Many of the nurses made their rounds Wednesday night wearing their winter coats. One said that maintaining a comfortable temperature for residents on the third floor is an ongoing issue. It is often chilly during the winter months and sweltering in the summer time, she said.

An Ongoing Issue

When State Rep. Porter arrived on scene at almost 9 p.m. she was flabbergasted that their was no one from Advanced on site, getting to the bottom of why there were residents without heat on a cold night for several hours.

By this time, LCI’s Alvarado and Ramos had been at the complex for several hours taking heat readings and checking furnaces.

So there’s no one in charge?” Porter asked incredulously.

Jesus is,” Foskey-Cyrus said. Jesus take the wheel.”

All the elected officials in the room listened as Brown regaled them with stories of not only cold nights, but of bold rodents that he said laughed at the visible mice traps set for them under the rooms sole heating unit and were brazen enough to scurry about during the day.

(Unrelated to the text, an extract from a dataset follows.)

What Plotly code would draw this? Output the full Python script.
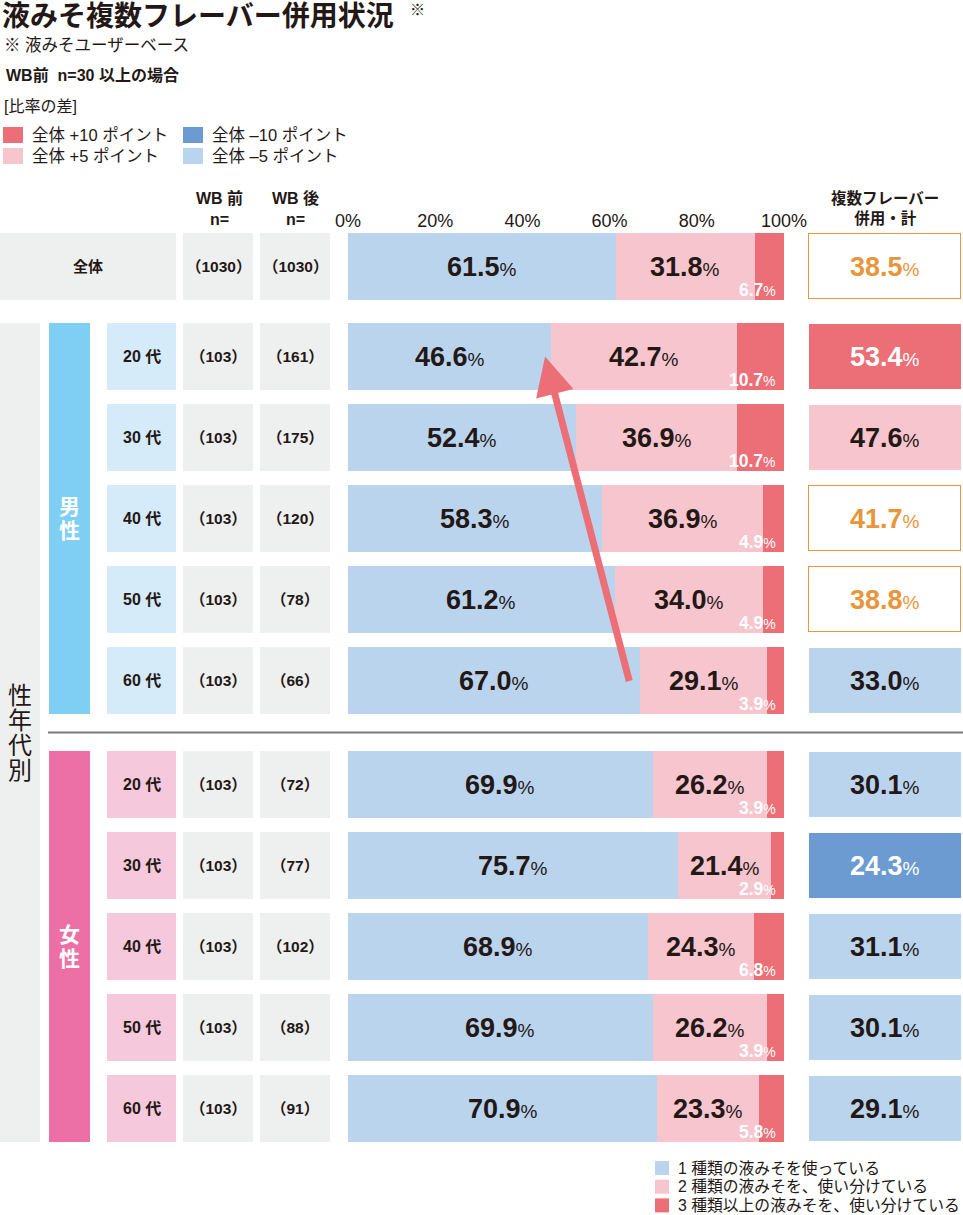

Foskey-Cyrus said she once watched a mouse scurry across the floor with a trap stuck to its tail.

Lawerence showed Porter a cold, empty dinning room where one of the heating units was in fact an empty shell that instead housed all manner of dirt and debris, which left her shaking her head.

A Promise To Do Better

After a failed attempt to get the heating system to deliver some warm air, Foskey-Cyrus, Clyburn and Porter trooped back downstairs to meet up with Latrice James and Advanced Administrator Showstead.

They wasted no time letting him know how they felt about people having no heat on a winter night. Showstead said that he had checked the heat before he left at 5:30 p.m. Wednesday and had determined it to be at the required level. Staff and patients contradicted his claim.

The people you’re housing here and your staff said it’s been cold all day and that there are mice running out in broad daylight like the own the” facility, Porter said. These are health conditions we’re talking about here including the heat. I understand the heat is important and it should be a priority because it’s night time and it’s cold, but you’ve got other things going on here.”

Showstead said he wasn’t aware of any such complaints about problems with mice or hot water, but he was willing to address the problems that the officials raised.

James asked and Showstead agreed to meet with the officials to follow up on the problems at a later date.

At nearly midnight, Ramos, who had sent out for tea and coffee while he waited to see whether the ailing heating system could muster a last gasp of warmth, declared that it was heating rooms to about 70 degrees and that would be enough to get residents through the night.

We’ll be back here tomorrow,” he said.

Thursday morning Brown reported by text that temperatures plummeted again overnight after everyone left.

There’s still no heat,” he reported. It’s actually colder.”